In this unpublished paper, Garcia argues Calvin saw both justification and sanctification flow from a single union with Christ: “The blessings of union with Christ, then, are distinct, inseparable, and simultaneously bestowed” (5). It is not the case that Justification is the basis for union with Christ, but the reverse. The question then arises: how does one make sense of Calvin’s statement that justification is “the main hinge on which religion turns,” “the sum of all piety,” and even “the foundation for all godliness?” Garcia argues that the meaning of “religion,” piety,” and “godliness” are important here. When Calvin speaks of religion here he is not speaking in terms of a theological system but in terms of the Christian life Theologically, justification is not the ground of sanctification, but experientially it is. “To see this, one needs only to turn to Calvin’s brilliant treatment of justification in his Institutes, Book 3, and note that whenever he uses language that suggests, at first sight, that justification is central to salvation or the Christian faith, or that justification causes sanctification, one finds that he has this experiential, not theological (as distinguished above), connection in view. In fact, in places where he does turn to the theological relationship, and one perhaps expects him to ground sanctification in justification, one discovers instead that he turns not to justification but to union with Christ, even in the midst of his treatment of justification” (12).

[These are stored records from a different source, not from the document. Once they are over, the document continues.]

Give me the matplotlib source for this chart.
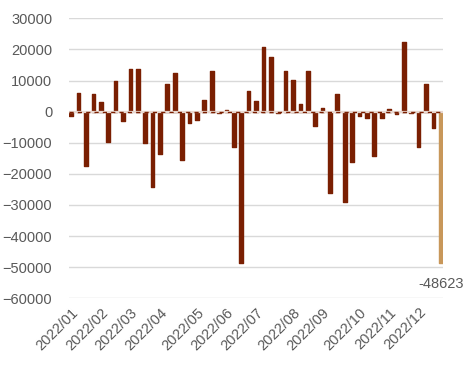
import matplotlib.pyplot as plt

# weekly values, 2022
values = [-1500, 6000, -17500, 5600, 3100, -9800, 9700, -3000, 13600, 13600,
          -10000, -24300, -13700, 8800, 12500, -15500, -3600, -2800, 3700, 12900,
          -600, 600, -11300, -48500, 6700, 3400, 20700, 17500, -600, 13000,
          10300, 2500, 13000, -4500, 1300, -26000, 5600, -28900, -16200, -1300,
          -2200, -14300, -2200, 800, -800, 22300, -600, -11400, 8800, -5200,
          -48623]

month_labels = ['2022/01', '2022/02', '2022/03', '2022/04', '2022/05', '2022/06',
                '2022/07', '2022/08', '2022/09', '2022/10', '2022/11', '2022/12']
month_pos = [0, 4, 8, 12, 17, 21, 25, 30, 34, 39, 43, 47]

dark = '#7A1F02'
tan = '#C8975A'
grey = '#595959'

plt.rcParams['font.family'] = ['Liberation Sans', 'DejaVu Sans']

fig = plt.figure(figsize=(4.74, 3.70), dpi=100)
ax = fig.add_axes([69/474, 1 - 298.3/370, (443 - 69)/474, (298.3 - 18.3)/370])

x = list(range(len(values)))
colors = [dark] * (len(values) - 1) + [tan]
ax.bar(x, values, width=0.5, color=colors, edgecolor=colors, linewidth=1,
       joinstyle='round', capstyle='round', zorder=3)

# zero line: grey base with dark dashes
ax.axhline(0, color='#E8D8D0', linewidth=1.6, zorder=4)
ax.axhline(0, color=dark, linestyle=(0, (3, 3)), linewidth=1.0, zorder=5)

# label on last bar
ax.annotate(str(values[-1]), (x[-1], values[-1]), xytext=(0, -10),
            textcoords='offset points', ha='center', va='top',
            fontsize=10.5, color=grey)

ax.set_ylim(-60000, 30000)
ax.set_xlim(-0.3, len(values) - 0.7)
ax.set_yticks(range(-60000, 30001, 10000))
ax.yaxis.grid(True, color='#D9D9D9', linewidth=1)
ax.set_axisbelow(True)

ax.set_xticks(month_pos)
ax.set_xticklabels(month_labels, rotation=45, ha='right', rotation_mode='anchor')
ax.tick_params(axis='both', length=0, labelsize=10.5, colors=grey)
ax.tick_params(axis='y', pad=12)
ax.tick_params(axis='x', pad=5)

for s in ax.spines.values():
    s.set_visible(False)

fig.savefig('out.png', dpi=100)
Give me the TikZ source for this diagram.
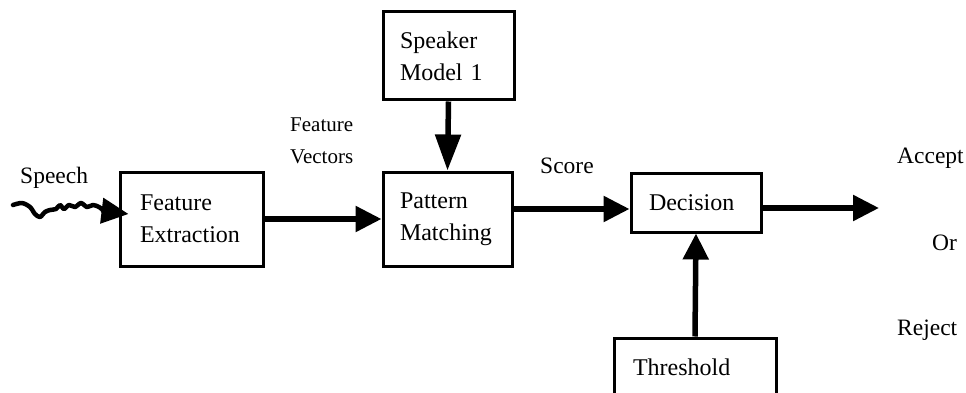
\documentclass[tikz,border=0pt]{standalone}
\usepackage{fontspec}
\setmainfont{Liberation Serif}
\usetikzlibrary{arrows.meta}

\tikzset{
  block/.style={draw, line width=3pt, align=left, inner ysep=0pt,
    font=\fontsize{24}{32}\selectfont},
  flow/.style={line width=5.5pt, -{Triangle[length=26pt,width=25pt]}},
  lbl/.style={inner sep=0pt, anchor=base west, font=\fontsize{23.5}{31}\selectfont}
}

\begin{document}
\begin{tikzpicture}[x=1pt,y=-1pt]
  \path[use as bounding box, clip] (0,0) rectangle (966,393);

  % processing blocks
  \node[block, text width=103pt, inner xsep=20pt, minimum height=94pt]
    (fe) at (191.5,219) {Feature\\Extraction};
  \node[block, text width=95pt, inner xsep=17pt, minimum height=94pt]
    (pm) at (447.5,219) {Pattern\\Matching};
  \node[block, text width=97pt, inner xsep=17pt, minimum height=88pt]
    (sm) at (448.5,56) {Speaker\\Model 1};
  \node[block, text width=94pt, inner xsep=18pt, minimum height=59pt]
    (de) at (696,202.5) {Decision};
  \node[block, text width=124pt, inner xsep=19pt, minimum height=58pt]
    (th) at (695,367) {Threshold};

  % labels
  \node[lbl] (speech) at (20,183) {Speech};
  \node[lbl, font=\fontsize{21}{32}\selectfont, align=left] (fv) at (290,163) {Feature\\Vectors};
  \node[lbl] (score) at (540,173) {Score};
  \node[lbl] (acc) at (897,163) {Accept};
  \node[lbl] (or) at (932,250) {Or};
  \node[lbl] (rej) at (897,335) {Reject};

  % speech input squiggle
  \coordinate (speechin) at (13,205);
  \draw[line width=4.5pt, line join=round, line cap=round,
        -{Triangle[length=27pt,width=25pt]}]
    plot[smooth, tension=0.5] coordinates {(speechin) (22,203) (30,207) (35,214) (40,217)
      (45,212) (50,210) (56,209) (60,205) (64,209) (69,205) (75,207) (81,203)
      (87,207) (93,205) (99,207) (104,211)}
    -- ([xshift=10pt,yshift=5pt]fe.west);

  % connectors
  \draw[flow] (fe.east) -- (pm.west);
  \draw[flow, -{Triangle[length=36pt,width=25pt]}] (sm.south) -- (pm.north);
  \draw[flow] ([yshift=10pt]pm.east) -- ([yshift=-6.5pt]de.west);
  \draw[flow] (th.north) -- (de.south);
  \coordinate (out) at (879,208);
  \draw[flow] ([yshift=-5.5pt]de.east) -- (out);
\end{tikzpicture}
\end{document}
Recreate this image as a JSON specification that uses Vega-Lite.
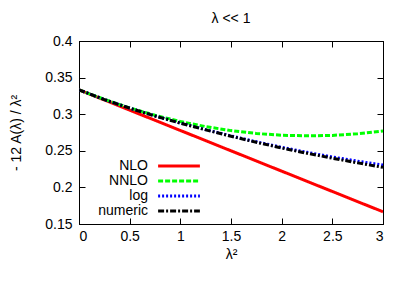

But what does it mean to say that justification is the experiential foundation for Christian piety? Garcia explains: “justification by faith alone affords the believer the necessary and essential confidence before God, the secure and stable foundation of a pure conscience, that spurs him on in the pursuit of piety and walking in holiness.” And why is Calvin concerned to maintain this? Because he desired to combat the Roman Catholic claim that the Protestant view of justification resulted in a legal fiction with no real impact on holy living.
Garcia, Mark A. “Imputation and the Christology of Union with Christ: Calvin, Osiander and the Contemporary Quest for a Reformed Model.” Westminster Theological Journal 68 (2006): 219-51.
In this article Garcia challenges those who think they can replace the concept of imputation with that of union with Christ (N. T. Wright, Don Garlington, Richard Hays, etc.). Garcia objects that these interpreters too often fail to probe what the nature of union with Christ is, which is a necessary step prior to determining whether imputation is necessary. As a way of answering the question of the nature of the union, Garcia examines Calvin’s controversy with Osiander, an extreme Lutheran. In the course of this study, Garcia observes that Calvin brought together his view of union with Christ with his debate with the Lutherans regarding their insistence on the ubiquity of Christ’s human nature and its presence in the Lord’s Supper. In contrast to the Lutherans, the Reformed held that what is true of the natures of Christ are attributed to the Person. Analogously (but only analogously since our union with Christ is not hypostatic), the righteousness of Christ is attributed to those in union with him on the grounds that they are in union with him. But to say this is simply to say that Christ’s righteousness is imputed to us. In other words, imputation works along with union with Christ rather than apart from it. It is an important theological concept because it reminds us that even though there is union “two distinct beings are always in view.”